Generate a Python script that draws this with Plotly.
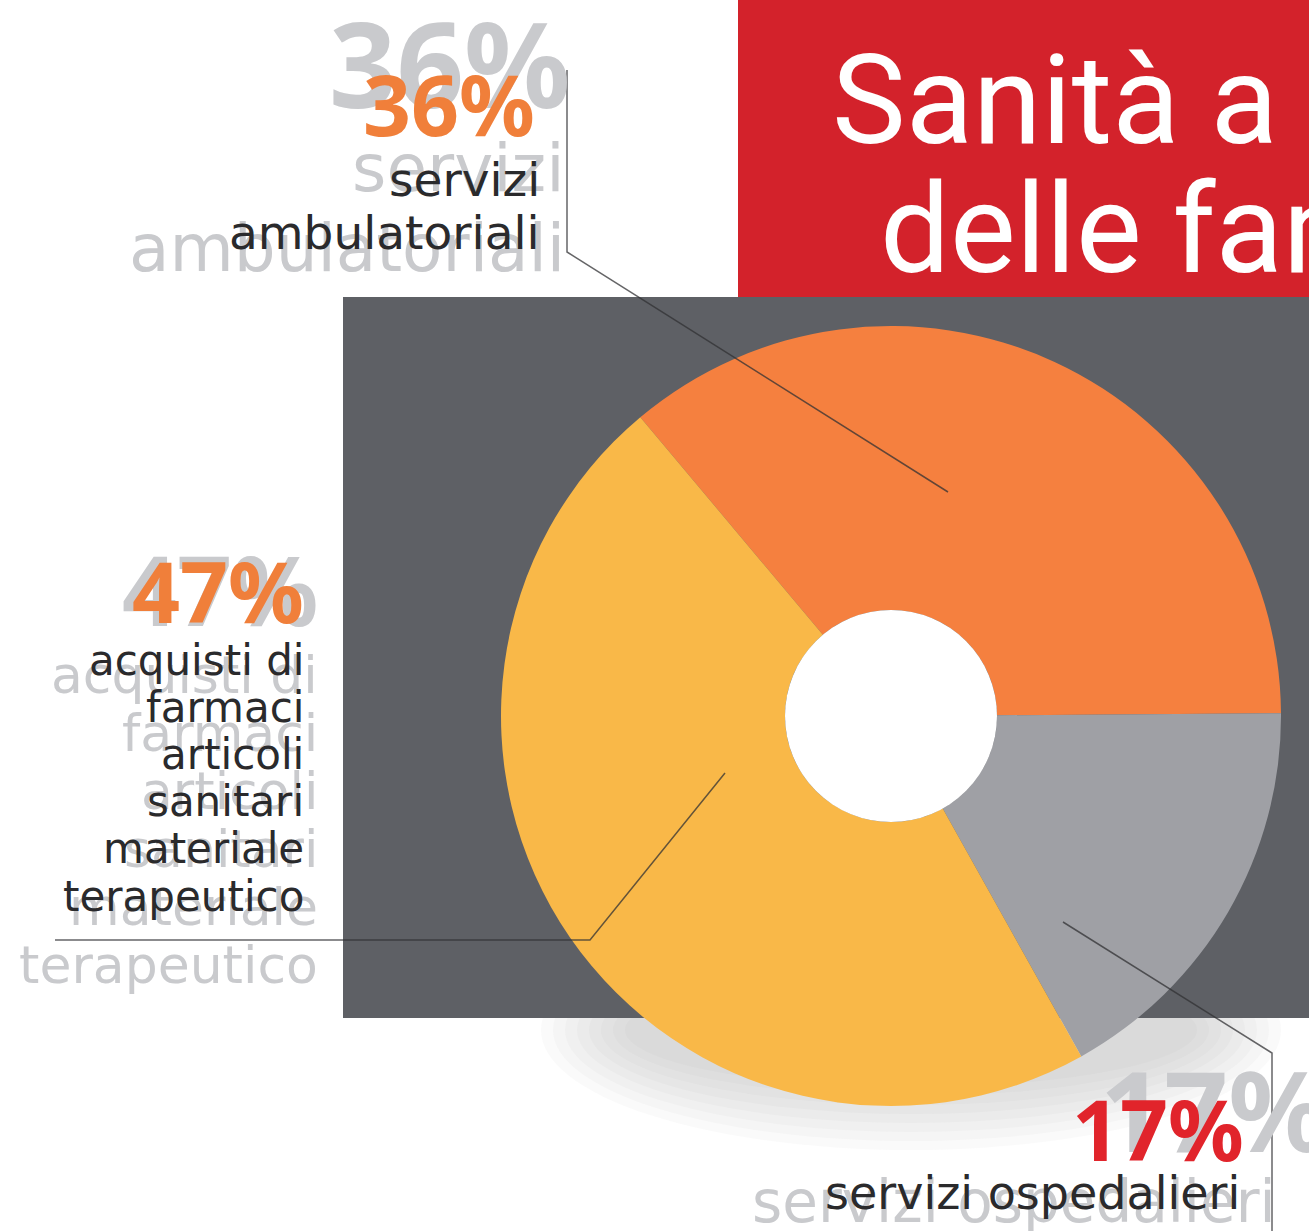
import plotly.graph_objects as go

W, H = 1309, 1231

# ---- data ----
categories = ["servizi ambulatoriali", "servizi ospedalieri",
              "acquisti di farmaci articoli sanitari materiale terapeutico"]
values = [36, 17, 47]
slice_colors = ["#f5803f", "#9fa0a5", "#f9b848"]
pct_labels = ["36%", "17%", "47%"]
pct_colors = ["#f07f3a", "#e1242b", "#f07f3a"]
label_36 = ["servizi", "ambulatoriali"]
label_47 = ["acquisti di", "farmaci", "articoli", "sanitari", "materiale", "terapeutico"]
label_17 = ["servizi ospedalieri"]
title_lines = ["Sanità a carico", "delle famiglie"]


def px(x):
    return x / W


def py(y):
    return 1 - y / H


FONT = "DejaVu Sans, Noto Sans, sans-serif"
PFONT = "Noto Sans, Open Sans, sans-serif"
TFONT = "Roboto, Liberation Sans Narrow, sans-serif"
GHOST = "#c9cacd"
DARK = "#2a2a2c"

CX, CY, R, RH = 891, 716, 390, 106

fig = go.Figure()
fig.add_trace(go.Pie(
    labels=categories, values=values, sort=False, direction="clockwise",
    rotation=-40, hole=RH / R,
    marker=dict(colors=slice_colors, line=dict(width=0)),
    textinfo="none", hoverinfo="label+percent", showlegend=False,
    domain=dict(x=[px(CX - R), px(CX + R)], y=[py(CY + R), py(CY - R)]),
))

shapes = []
# soft shadow under pie (stacked very faint ellipses)
for k in range(8):
    dx = 370 - 12 * k
    dy = 120 - 9 * k
    shapes.append(dict(type="circle", xref="paper", yref="paper", layer="below",
                       x0=px(CX + 20 - dx), x1=px(CX + 20 + dx),
                       y0=py(1030 + dy), y1=py(1030 - dy),
                       fillcolor="rgba(140,140,148,0.045)", line=dict(width=0)))
shapes += [
    # dark panel
    dict(type="rect", xref="paper", yref="paper", layer="below",
         x0=px(343), x1=1.01, y0=py(1018), y1=py(297),
         fillcolor="#5e6065", line=dict(width=0)),
    # red title box
    dict(type="rect", xref="paper", yref="paper", layer="below",
         x0=px(738), x1=1.01, y0=py(297), y1=1.02,
         fillcolor="#d3222b", line=dict(width=0)),
    # white hole
    dict(type="circle", xref="paper", yref="paper", layer="above",
         x0=px(CX - RH), x1=px(CX + RH), y0=py(CY + RH), y1=py(CY - RH),
         fillcolor="white", line=dict(width=0)),
    # leader lines
    dict(type="path", xref="paper", yref="paper",
         path=f"M {px(567)},{py(70)} L {px(567)},{py(252)} L {px(948)},{py(492)}",
         line=dict(color="rgba(50,50,52,0.75)", width=1.5)),
    dict(type="path", xref="paper", yref="paper",
         path=f"M {px(725)},{py(773)} L {px(590)},{py(940)} L {px(55)},{py(940)}",
         line=dict(color="rgba(50,50,52,0.75)", width=1.5)),
    dict(type="path", xref="paper", yref="paper",
         path=f"M {px(1063)},{py(922)} L {px(1272)},{py(1053)} L {px(1272)},{py(1240)}",
         line=dict(color="rgba(50,50,52,0.75)", width=1.5)),
]

ann = []


def text(t, x, y, size, color, anchor="right", bold=False, family=FONT):
    s = f"<b>{t}</b>" if bold else t
    ann.append(dict(text=s, x=px(x), y=py(y), xref="paper", yref="paper",
                    xanchor=anchor, yanchor="middle", showarrow=False,
                    font=dict(size=size, color=color, family=family)))


# title
text(title_lines[0], 830, 100, 124, "white", anchor="left", family=TFONT)
text(title_lines[1], 878, 230, 124, "white", anchor="left", family=TFONT)

# 36% block
text(pct_labels[0], 572, 62, 118, GHOST, bold=True, family=PFONT)
text(label_36[0], 567, 168, 66, GHOST)
text(label_36[1], 567, 248, 66, GHOST)
text(pct_labels[0], 537, 104, 84, pct_colors[0], bold=True, family=PFONT)
text(label_36[0], 542, 180, 47, DARK)
text(label_36[1], 542, 232, 47, DARK)

# 47% block
text(pct_labels[2], 320, 588, 96, GHOST, bold=True, family=PFONT)
for i, t in enumerate(label_47):
    text(t, 320, 675 + 58 * i, 52, GHOST)
text(pct_labels[2], 306, 590, 84, pct_colors[2], bold=True, family=PFONT)
for i, t in enumerate(label_47):
    text(t, 306, 660 + 47.2 * i, 42, DARK)

# 17% block
text(pct_labels[1], 1098, 1108, 112, GHOST, anchor="left", bold=True, family=PFONT)
text(label_17[0], 750, 1202, 58, GHOST, anchor="left")
text(pct_labels[1], 1246, 1128, 84, pct_colors[1], bold=True, family=PFONT)
text(label_17[0], 1242, 1193, 46, DARK)

fig.update_layout(
    width=W, height=H, margin=dict(l=0, r=0, t=0, b=0),
    paper_bgcolor="white", plot_bgcolor="white",
    shapes=shapes, annotations=ann,
)
fig.write_html("out.html",
               config={"displayModeBar": False},
               post_script="document.body.style.margin='0px';"
                           "document.body.style.overflow='hidden';")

• • • • •

Pictures stay out. Print the data exactly, from its first line through the line containing "W, H = 1309, 1231".

> [EXPECTED ANSWER]:
Generate a Python script that draws this with Plotly.
import plotly.graph_objects as go

W, H = 1309, 1231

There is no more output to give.